From that point on, Obama has been greatly compromised. To counter accusations that he was simply "too green" (and I don't mean "environmentalist") to handle the presidency, he has courted -- particularly on his economic team -- people who have credentials. As the Washington Post pointed out in a September 2008 article, Timothy Geithner was a partner with then-Treasury Secretary Henry Paulson and Federal Reserve Chairman Ben Bernanke in engineering the Bush administration's response to the collapse of the financial industry. With Geithner now subbing for Paulson in the Obama administration, we still have two-thirds of that power trio playing the same tune, when it comes to bailing out the economy. (There's a conspiracy debate on whether Goldman Sachs, from whose loins Paulson sprung, is the puppeteer behind every bubble and bust of recent memory. See Matt Taibbi's article "The Great American Bubble Machine," from the July 9 issue of Rolling Stone and Matthew Malone's article in Conde Nast Portfolio.)

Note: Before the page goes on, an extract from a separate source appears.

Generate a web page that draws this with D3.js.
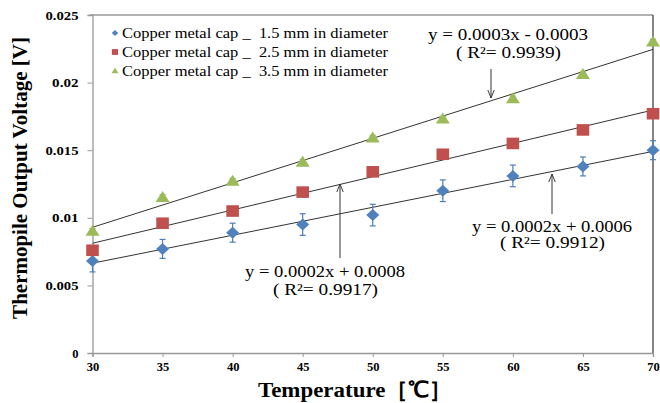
<!DOCTYPE html>
<html><head><meta charset="utf-8">
<script src="https://cdn.jsdelivr.net/npm/d3@7"></script>
<style>body{margin:0;background:#fff}</style>
</head><body>
<svg id="c" width="660" height="403"></svg>
<script>
const temps = [30,35,40,45,50,55,60,65,70];
const cap15 = [0.0068,0.0077,0.0089,0.0095,0.0102,0.0120,0.0131,0.0138,0.0150];
const cap15Err = [0.0008,0.0007,0.0007,0.0008,0.0008,0.0008,0.0008,0.0007,0.0007];
const cap25 = [0.0076,0.0096,0.0105,0.0119,0.0134,0.0147,0.0155,0.0165,0.0177];
const cap35 = [0.0090,0.0115,0.0127,0.0141,0.0159,0.0173,0.0188,0.0206,0.0230];
const cap35Err = [0.0002,0.0002,0.0002,0.0002,0.0002,0.0002,0.0002,0.0002,0.0002];
const seriesNames = ["Copper metal cap _  1.5 mm in diameter","Copper metal cap _  2.5 mm in diameter","Copper metal cap _  3.5 mm in diameter"];
const xTicks = [30,35,40,45,50,55,60,65,70];
const yTicks = [0,0.005,0.01,0.015,0.02,0.025];
const eqLabels = [["y = 0.0002x + 0.0006","( R²= 0.9912)"],["y = 0.0002x + 0.0008","( R²= 0.9917)"],["y = 0.0003x - 0.0003","( R²= 0.9939)"]];

const svg = d3.select("#c");
const L=92.5,R=653,T=15,B=353;
const x = d3.scaleLinear().domain([30,70]).range([L,R]);
const y = d3.scaleLinear().domain([0,0.025]).range([B,T]);
const serif = "'Liberation Serif','Times New Roman',serif";

// frame
svg.append("line").attr("x1",L-3).attr("x2",R).attr("y1",T).attr("y2",T).attr("stroke","#999").attr("stroke-width",1.3);
svg.append("line").attr("x1",R).attr("x2",R).attr("y1",T).attr("y2",B).attr("stroke","#333").attr("stroke-width",1.2);

// axes
const xa = svg.append("g").attr("transform",`translate(0,${B})`)
  .call(d3.axisBottom(x).tickValues(xTicks).tickSize(4).tickFormat(d3.format("d")));
const ya = svg.append("g").attr("transform",`translate(${L},0)`)
  .call(d3.axisLeft(y).tickValues(yTicks).tickSize(5).tickFormat(d=>d===0?"0":String(+d.toFixed(3))));
[xa,ya].forEach(a=>{
  a.select(".domain").attr("stroke","#999").attr("stroke-width",1.3);
  a.selectAll(".tick line").attr("stroke","#999");
  a.selectAll("text").attr("font-family",serif).attr("font-weight","bold").attr("font-size",12.5).attr("fill","#000");
});
xa.selectAll("text").attr("dy","0.9em");
ya.selectAll("text").attr("x",-14).attr("transform",null);
ya.selectAll(".tick text").each(function(){const t=d3.select(this);const s=t.text();
  if(s.length>1) t.attr("textLength",s.length*6.6).attr("lengthAdjust","spacingAndGlyphs");});

// regression lines
function fit(xs,ys){const mx=d3.mean(xs),my=d3.mean(ys);
  let sxy=0,sxx=0;xs.forEach((v,i)=>{sxy+=(v-mx)*(ys[i]-my);sxx+=(v-mx)**2});
  const b=sxy/sxx;return v=>my+b*(v-mx);}
[cap15,cap25,cap35].forEach(s=>{
  const f=fit(temps,s);
  svg.append("line").attr("x1",x(30)).attr("y1",y(f(30))).attr("x2",x(70)).attr("y2",y(f(70)))
    .attr("stroke","#333").attr("stroke-width",1);
});

// error bars
function errBars(vals,errs,col){
  const g=svg.append("g").attr("stroke",col).attr("stroke-width",1.2);
  temps.forEach((t,i)=>{
    const cx=x(t);
    g.append("line").attr("x1",cx).attr("x2",cx).attr("y1",y(vals[i]-errs[i])).attr("y2",y(vals[i]+errs[i]));
    [vals[i]-errs[i],vals[i]+errs[i]].forEach(v=>g.append("line").attr("x1",cx-3).attr("x2",cx+3).attr("y1",y(v)).attr("y2",y(v)));
  });
}
errBars(cap15,cap15Err,"#4a7ebb");
errBars(cap35,cap35Err,"#8fae55");

const colors=["#4f81bd","#c0504d","#9bbb59"];
function shapePath(k,s){
  if(k===0) return `M${-6.5*s},0L0,${-6*s}L${6.5*s},0L0,${6*s}Z`;
  if(k===1) return `M${-6.3*s},${-5.8*s}H${6.3*s}V${5.8*s}H${-6.3*s}Z`;
  return `M${-7*s},${4.5*s}L0,${-6.5*s}L${7*s},${4.5*s}Z`;
}
[cap15,cap25,cap35].forEach((s,k)=>{
  svg.append("g").selectAll("path").data(s).join("path")
    .attr("transform",(d,i)=>`translate(${x(temps[i])},${y(d)})`)
    .attr("d",shapePath(k,1)).attr("fill",colors[k]);
});

// legend
seriesNames.forEach((n,k)=>{
  const yy=33+k*19;
  svg.append("path").attr("transform",`translate(115,${yy})`).attr("d",shapePath(k,0.5)).attr("fill",colors[k]);
  svg.append("text").attr("x",122).attr("y",yy+5).text(n).attr("font-family",serif).attr("font-size",15.5).attr("fill","#000")
    .attr("xml:space","preserve").attr("textLength",266).attr("lengthAdjust","spacingAndGlyphs");
});

// annotations
const defs=svg.append("defs");
defs.append("marker").attr("id","ah").attr("viewBox","0 0 10 10").attr("refX",10).attr("refY",5)
  .attr("markerWidth",8).attr("markerHeight",8).attr("orient","auto-start-reverse")
  .append("path").attr("d","M0,1 L10,5 L0,9").attr("fill","none").attr("stroke","#333").attr("stroke-width",1.2);
function arrow(x1,y1,x2,y2){svg.append("line").attr("x1",x1).attr("y1",y1).attr("x2",x2).attr("y2",y2)
  .attr("stroke","#333").attr("stroke-width",1).attr("marker-end","url(#ah)");}
function eq(lbl,cx,cy,gap){
  svg.append("text").attr("x",cx-80).attr("y",cy).text(lbl[0]).attr("font-family",serif).attr("font-size",16).attr("fill","#000")
    .attr("textLength",160).attr("lengthAdjust","spacingAndGlyphs");
  svg.append("text").attr("x",cx-52).attr("y",cy+gap).text(lbl[1]).attr("font-family",serif).attr("font-size",16).attr("fill","#000")
    .attr("textLength",105).attr("lengthAdjust","spacingAndGlyphs");
}
eq(eqLabels[2],508,40,18); arrow(491,69,491,98);
eq(eqLabels[1],325,277,18); arrow(340,258,340,184);
eq(eqLabels[0],552,232,16); arrow(552,214,552,174);

// axis titles
svg.append("text").attr("transform","translate(27,178) rotate(-90)").attr("text-anchor","middle")
  .text("Thermopile Output Voltage [V]").attr("font-family",serif).attr("font-weight","bold").attr("font-size",21).attr("fill","#000");
svg.append("text").attr("x",258).attr("y",397)
  .text("Temperature［℃］").attr("font-family",serif).attr("font-weight","bold").attr("font-size",22).attr("fill","#000")
  .attr("textLength",194).attr("lengthAdjust","spacingAndGlyphs");
</script>
</body></html>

You could almost hear the president's pragmatic, political, community-organizing wheels turning. Let's see, the economic crisis opens doorways to revisiting a host of ills with price tags on them: the cost of defense, the cost of health care, the security costs of dependence on international oil markets to supply energy to fuel the economy, the costs of global warming, etc.
His argument? Now is the time to address these issues with new thinking instead of politics as usual, to clear away programs from the past that no longer work, and to make way for programs that create a more secure and prosperous future.

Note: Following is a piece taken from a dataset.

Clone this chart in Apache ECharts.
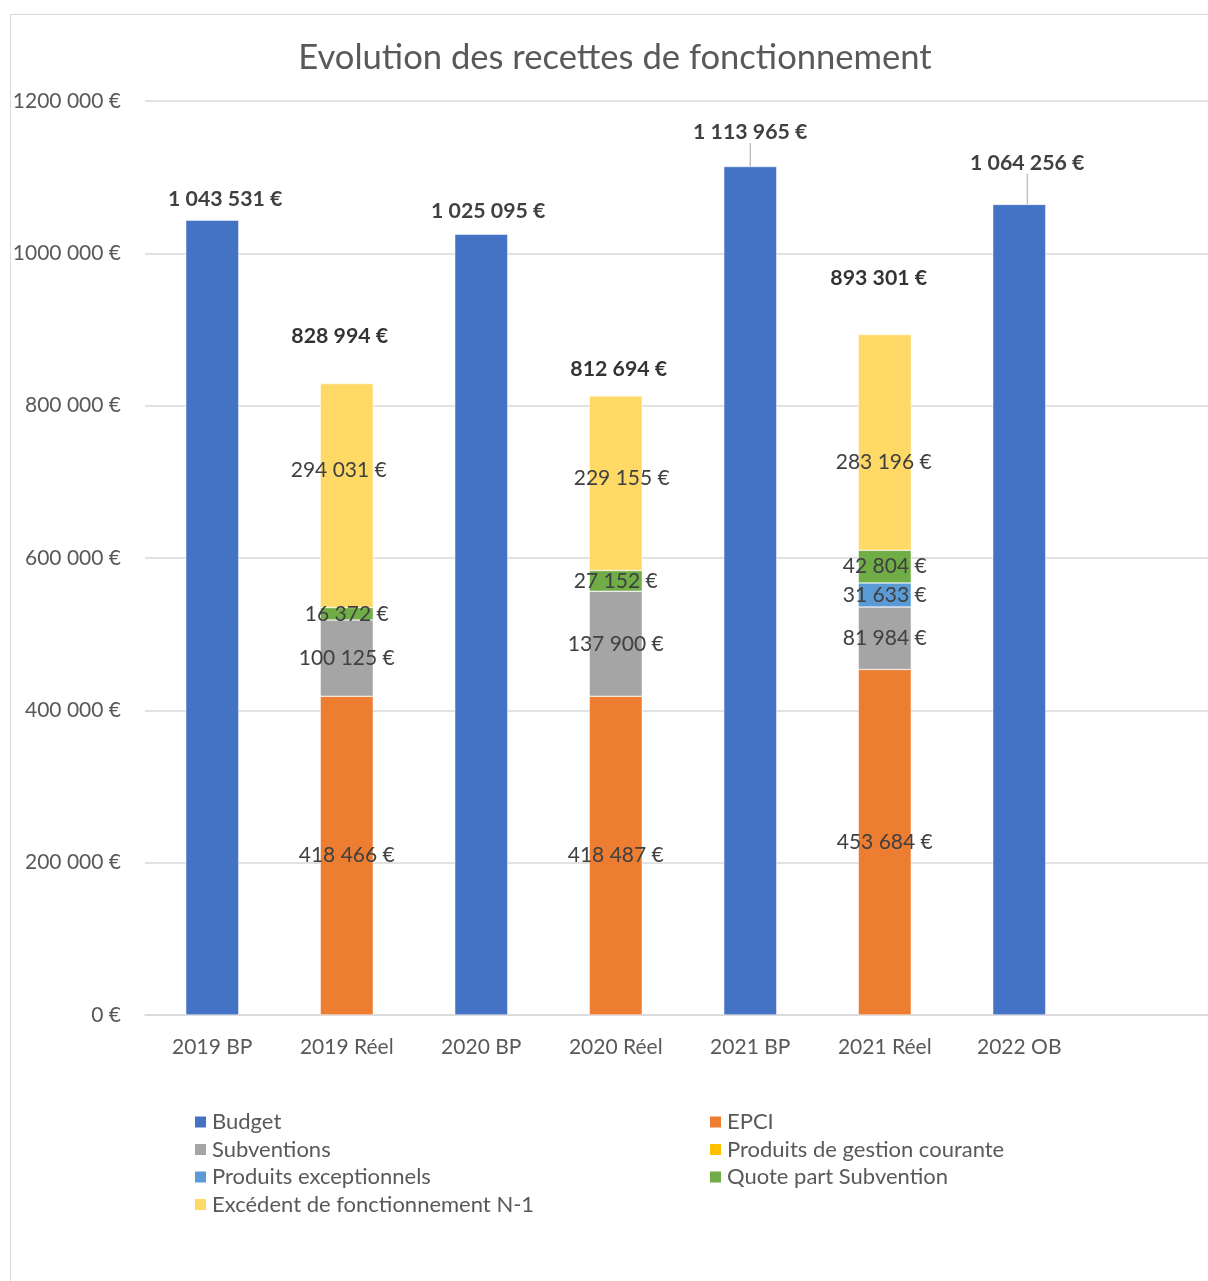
<!DOCTYPE html>
<html>
<head>
<meta charset="utf-8">
<script src="https://cdn.jsdelivr.net/npm/echarts@6/dist/echarts.min.js"></script>
<style>
  html, body { margin: 0; padding: 0; background: #fff; overflow: hidden; width: 1208px; height: 1281px; }
  #frame { position: absolute; left: 10px; top: 14px; width: 1400px; height: 1400px; border: 1px solid #D9D9D9; box-sizing: border-box; }
  #chart { position: absolute; left: 0; top: 0; width: 1230px; height: 1300px; }
</style>
</head>
<body>
<div id="frame"></div>
<div id="chart"></div>
<script>
// Categories (the last slot is left empty on purpose)
const categories = ['2019 BP', '2019 Réel', '2020 BP', '2020 Réel', '2021 BP', '2021 Réel', '2022 OB', ''];

// Values per series, in €
const budget          = [1043531, null, 1025095, null, 1113965, null, 1064256, null];
const epci            = [null, 418466, null, 418487, null, 453684, null, null];
const subventions     = [null, 100125, null, 137900, null, 81984, null, null];
const gestionCourante = [null, null, null, null, null, null, null, null];
const exceptionnels   = [null, null, null, null, null, 31633, null, null];
const quotePart       = [null, 16372, null, 27152, null, 42804, null, null];
const excedent        = [null, 294031, null, 229155, null, 283196, null, null];

// Label placement tweaks: [dx, rise above bar top]
const budgetLabelShift = [[13, 21], null, [7, 23], null, [0, 34], null, [8, 41], null];
const budgetLeader     = [false, false, false, false, true, false, true, false];
const totalLabelShift  = [null, [-7, 47], null, [3, 27], null, [-6, 56], null, null];
const excedentLabelShift = [null, [-8, -25], null, [6, -5], null, [-1, 20], null, null];

const FONT = 'Lato, "Open Sans", sans-serif';
const TXT = '#595959';
const LBL = '#404040';

function euro(v) {
  return String(Math.round(v)).replace(/\B(?=(\d{3})+(?!\d))/g, ' ') + ' €';
}
function axisEuro(v) {
  if (v < 1000) return v + ' €';
  return Math.floor(v / 1000) + ' ' + String(v % 1000).padStart(3, '0') + ' €';
}

const stackParts = [
  { name: 'EPCI', data: epci, color: '#ED7D31' },
  { name: 'Subventions', data: subventions, color: '#A5A5A5' },
  { name: 'Produits de gestion courante', data: gestionCourante, color: '#FFC000' },
  { name: 'Produits exceptionnels', data: exceptionnels, color: '#5B9BD5' },
  { name: 'Quote part Subvention', data: quotePart, color: '#70AD47' },
  { name: 'Excédent de fonctionnement N-1', data: excedent, color: '#FFD966' }
];

// Stack totals for the "Réel" columns
const totals = categories.map((c, i) => {
  let s = 0, any = false;
  stackParts.forEach(p => { if (p.data[i] != null) { s += p.data[i]; any = true; } });
  return any ? s : null;
});

const BAR_W = 53;

const series = [];
series.push({
  name: 'Budget',
  type: 'bar',
  stack: 'all',
  barWidth: BAR_W,
  itemStyle: { color: '#4472C4', borderColor: '#fff', borderWidth: 0.5 },
  data: budget.map((v, i) => v == null ? null : { value: v, labelLine: { show: budgetLeader[i] } }),
  label: {
    show: true,
    position: 'top',
    formatter: p => euro(p.value),
    color: LBL, fontFamily: FONT, fontSize: 21.3, fontWeight: 'bold'
  },
  labelLine: { show: false, lineStyle: { color: '#A6A6A6', width: 1 } },
  labelLayout: function (p) {
    const s = budgetLabelShift[p.dataIndex];
    if (!s) return {};
    return {
      x: p.rect.x + p.rect.width / 2 + s[0],
      y: p.rect.y - s[1],
      align: 'center',
      verticalAlign: 'middle'
    };
  }
});

stackParts.forEach(part => {
  const isExc = part.data === excedent;
  series.push({
    name: part.name,
    type: 'bar',
    stack: 'all',
    barWidth: BAR_W,
    itemStyle: { color: part.color, borderColor: '#fff', borderWidth: 0.5 },
    data: part.data.map((v, i) => {
      if (v == null) return null;
      const item = { value: v };
      if (isExc && excedentLabelShift[i]) item.label = { offset: excedentLabelShift[i] };
      return item;
    }),
    label: {
      show: true,
      position: 'inside',
      formatter: p => euro(p.value),
      color: LBL, fontFamily: FONT, fontSize: 21
    }
  });
});

// Totals written above each stacked column
series.push({
  name: 'Total',
  type: 'scatter',
  symbolSize: 1,
  itemStyle: { color: 'rgba(0,0,0,0)' },
  z: 10,
  silent: true,
  data: totals.map((v, i) => v == null ? null : {
    value: v,
    label: { offset: [totalLabelShift[i][0], -totalLabelShift[i][1]] }
  }),
  label: {
    show: true,
    position: 'inside',
    formatter: p => euro(p.value),
    color: '#000', fontFamily: FONT, fontSize: 21.3, fontWeight: 'bold'
  }
});

const legendCommon = {
  orient: 'vertical',
  icon: 'rect',
  itemWidth: 13,
  itemHeight: 13,
  itemGap: 3.5,
  top: 1105,
  selectedMode: false,
  textStyle: { color: TXT, fontFamily: FONT, fontSize: 22, lineHeight: 24, padding: [0, 0, 0, 0] }
};

const option = {
  animation: false,
  backgroundColor: 'transparent',
  title: {
    text: 'Evolution des recettes de fonctionnement',
    left: 'center',
    top: 32,
    textStyle: { color: TXT, fontFamily: FONT, fontSize: 34.6, fontWeight: 'normal', lineHeight: 42 }
  },
  legend: [
    Object.assign({}, legendCommon, { left: 188, data: ['Budget', 'Subventions', 'Produits exceptionnels', 'Excédent de fonctionnement N-1'] }),
    Object.assign({}, legendCommon, { left: 703, data: ['EPCI', 'Produits de gestion courante', 'Quote part Subvention'] })
  ],
  grid: { left: 145, right: 9, top: 101, bottom: 285, containLabel: false },
  xAxis: {
    type: 'category',
    data: categories,
    axisTick: { show: false },
    axisLine: { lineStyle: { color: '#D9D9D9', width: 1.5 } },
    axisLabel: { color: TXT, fontFamily: FONT, fontSize: 21, margin: 22, interval: 0 }
  },
  yAxis: {
    type: 'value',
    min: 0,
    max: 1200000,
    interval: 200000,
    axisLine: { show: false },
    axisTick: { show: false },
    splitLine: { lineStyle: { color: '#D9D9D9', width: 1.5 } },
    axisLabel: { color: TXT, fontFamily: FONT, fontSize: 21, margin: 24, formatter: axisEuro }
  },
  series: series
};

const chart = echarts.init(document.getElementById('chart'), null, { renderer: 'canvas' });
chart.setOption(option);
</script>
</body>
</html>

For instance, there's stimulus money to help alternative energy projects, which the administration hopes will create tons of jobs domestically in the near and long terms. It's a very pragmatic response that makes sense within the terms of its own argument, but the devil (and all the arguments) are with the details of what will be favored and funded.
Similarly pragmatic is the administration's global warming response. Rather than tax companies to limit carbon emissions -- because "tax" is such an unpalatable word -- the White House preferred to push "cap and trade." Cap and trade offers a "free market" solution, with all the potential for graft, corruption, market manipulation, influence peddling and economic roller-coaster rides fueled by speculative markets. A carbon tax's effect on the economy and on carbon emissions would be more clearly measurable and controllable, but it's pragmatically (politically) unpalatable. (Look at these analyses from very different POVs by Robert J. Samuelson, a Washington Post columnist, and Paul Krugman, a New York Times columnist.) Will cap and trade with all its potential pitfalls produce the desired results? Maybe, but cap and trade looks more like the administration trying to have it both ways -- to look tough on the environment while giving opponents great power to shape the solution. The need for solutions is urgent, but all that they're able to push through because of the slow-grinding gears of politics is Band-Aids.

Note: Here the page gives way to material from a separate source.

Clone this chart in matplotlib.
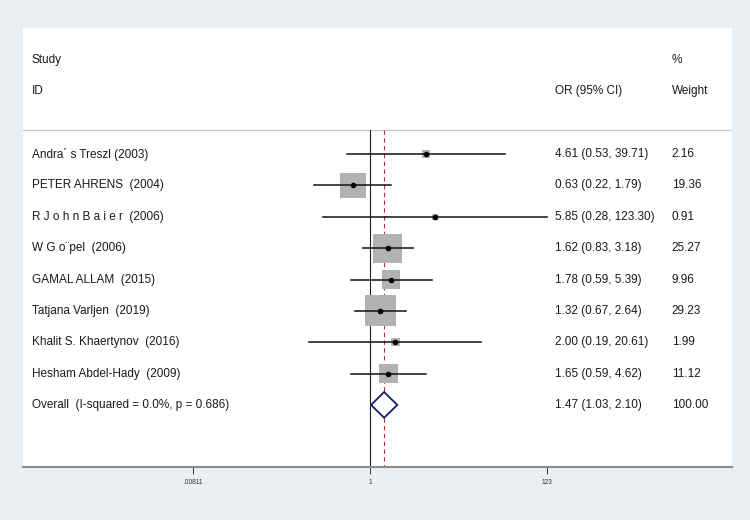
import numpy as np
import matplotlib.pyplot as plt
import matplotlib.transforms as mtransforms

plt.rcParams['font.family'] = ['Liberation Sans', 'DejaVu Sans']

# study data
studies = ['Andra\u00b4 s Treszl (2003)', 'PETER AHRENS  (2004)',
           'R J o h n B a i e r  (2006)', 'W G o\u00a8pel  (2006)',
           'GAMAL ALLAM  (2015)', 'Tatjana Varljen  (2019)',
           'Khalit S. Khaertynov  (2016)', 'Hesham Abdel-Hady  (2009)']
odds = [4.61, 0.63, 5.85, 1.62, 1.78, 1.32, 2.00, 1.65]
lower = [0.53, 0.22, 0.28, 0.83, 0.59, 0.67, 0.19, 0.59]
upper = [39.71, 1.79, 123.30, 3.18, 5.39, 2.64, 20.61, 4.62]
weights = [2.16, 19.36, 0.91, 25.27, 9.96, 29.23, 1.99, 11.12]

overall_label = 'Overall  (I-squared = 0.0%, p = 0.686)'
overall_or = 1.47
overall_lo = 1.03
overall_hi = 2.10

tick_vals = [0.00811, 1, 123]
tick_labels = ['.00811', '1', '123']

bg = '#e9eff2'
fig = plt.figure(figsize=(7.5, 5.2), dpi=100, facecolor=bg)
ax = fig.add_axes([0.0307, 0.1019, 0.9453, 0.8442])
ax.set_facecolor('white')
ax.set_xscale('log')
ax.set_xlim(np.exp(-9.43), np.exp(9.84))
ax.set_ylim(9.98, -4.02)

txt = mtransforms.blended_transform_factory(ax.transAxes, ax.transData)
fs = 8.5
tc = '#1a1a1a'

# headers
ax.text(0.012, -3, 'Study', transform=txt, fontsize=fs, va='center', color=tc)
ax.text(0.012, -2, 'ID', transform=txt, fontsize=fs, va='center', color=tc)
ax.text(0.750, -2, 'OR (95% CI)', transform=txt, fontsize=fs, va='center', color=tc)
ax.text(0.915, -3, '%', transform=txt, fontsize=fs, va='center', color=tc)
ax.text(0.915, -2, 'Weight', transform=txt, fontsize=fs, va='center', color=tc)
ax.axhline(-0.77, color='#c8c8c8', lw=0.9)

# reference lines
ax.plot([1, 1], [-0.77, 9.98], color='#222222', lw=0.8, zorder=2)
ax.plot([overall_or, overall_or], [-0.77, 9.98], color='#b03040', lw=0.8,
        ls=(0, (4, 3)), zorder=2)

ys = np.arange(len(studies))
ax.scatter(odds, ys, s=np.array(weights) * 17.0, marker='s', color='#b2b2b2',
           edgecolors='none', zorder=3)
for y, lo, hi in zip(ys, lower, upper):
    ax.plot([lo, hi], [y, y], color='#111111', lw=1.1, zorder=4)
ax.plot(odds, ys, 'o', color='black', markersize=3, zorder=5)

for y, name, o, lo, hi, w in zip(ys, studies, odds, lower, upper, weights):
    ax.text(0.012, y, name, transform=txt, fontsize=fs, va='center', color=tc)
    ax.text(0.750, y, '%.2f (%.2f, %.2f)' % (o, lo, hi), transform=txt,
            fontsize=fs, va='center', color=tc)
    ax.text(0.915, y, '%.2f' % w, transform=txt, fontsize=fs, va='center', color=tc)

# overall diamond
yo = len(studies)
ax.fill([overall_lo, overall_or, overall_hi, overall_or],
        [yo, yo - 0.41, yo, yo + 0.41], facecolor='white',
        edgecolor='#1a1a6e', lw=1.3, zorder=4)
ax.text(0.012, yo, overall_label, transform=txt, fontsize=fs, va='center', color=tc)
ax.text(0.750, yo, '%.2f (%.2f, %.2f)' % (overall_or, overall_lo, overall_hi),
        transform=txt, fontsize=fs, va='center', color=tc)
ax.text(0.915, yo, '100.00', transform=txt, fontsize=fs, va='center', color=tc)

# axes styling
for s in ['top', 'left', 'right']:
    ax.spines[s].set_visible(False)
ax.spines['bottom'].set_color('#8c8c8c')
ax.spines['bottom'].set_linewidth(1.5)
ax.set_yticks([])
ax.set_xticks(tick_vals)
ax.set_xticklabels(tick_labels)
ax.xaxis.set_minor_locator(plt.NullLocator())
ax.tick_params(axis='x', direction='out', length=5, width=0.7,
               color='#333333', labelsize=4.8, pad=3.5, labelcolor='#333333')

fig.savefig('out.png', dpi=100, facecolor=bg)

I think the health insurance debate is the biggest sign yet that the administration is eventually going to rue its pragmatism as it tries to get something, anything done. President Obama wants to create a "public option" of health insurance that would compete with the private sector. Some of the critics, economic conservatives who routinely argue that the government is fundamentally incapable of being well-run, suddenly argue that the private sector would be unable to compete with the badly run government when it comes to providing health insurance. What does that say about how well-run the current free-market health-insurance system is?
Those who argue that administrative costs that drive up the price of health insurance would be drastically reduced in a single payer system -- a system that conservatives and libertarians (they're not the same thing although their thinking may at times align) tend to decry as "socialist" -- are disappointed in Obama, seeing the public option as a timid attempt to mollify free market capitalists. (See what Obama's former doctor has to say about the public option in this article from Forbes.)
Blue Dog Democrats, fatigued with the rising costs of government that have their constituents rightly worried, have been notable opponents in forestalling action on health insurance.
So compromise and pragmatism are leading to inaction and inertia. Remember when the economic firestorm began in earnest in the fourth quarter of 2008? A vast array of free market capitalists (Bernanke and Paulson come to mind as two, Geithner has been a public-sector guy his whole career) suddenly became believers in Keynesian economics (I know the Libertarian Party didn't; they have a strong faith), which essentially says that when economic chaos erupts, the government needs to take action to restore order. (Actually, it would be a more correct summary -- but less "guy I'd like to have a beer with" talk -- to say that Keynesian economics suggest that the government needs to manage markets to keep free market entropy from becoming macroeconomic chaos. Free market capitalists tend to believe that the markets are self-correcting and that you have to break a few eggs to make an omelet every now and then, so we're better off with the occasional chaos, no matter how deep the collapse, than with having the government regulate the economy.)
Every action, including maintaining the status quo, has its downside, but what's the upside of the status quo? Everybody complains about health insurance, but nobody does anything about it.
That may be the most foolish move of all.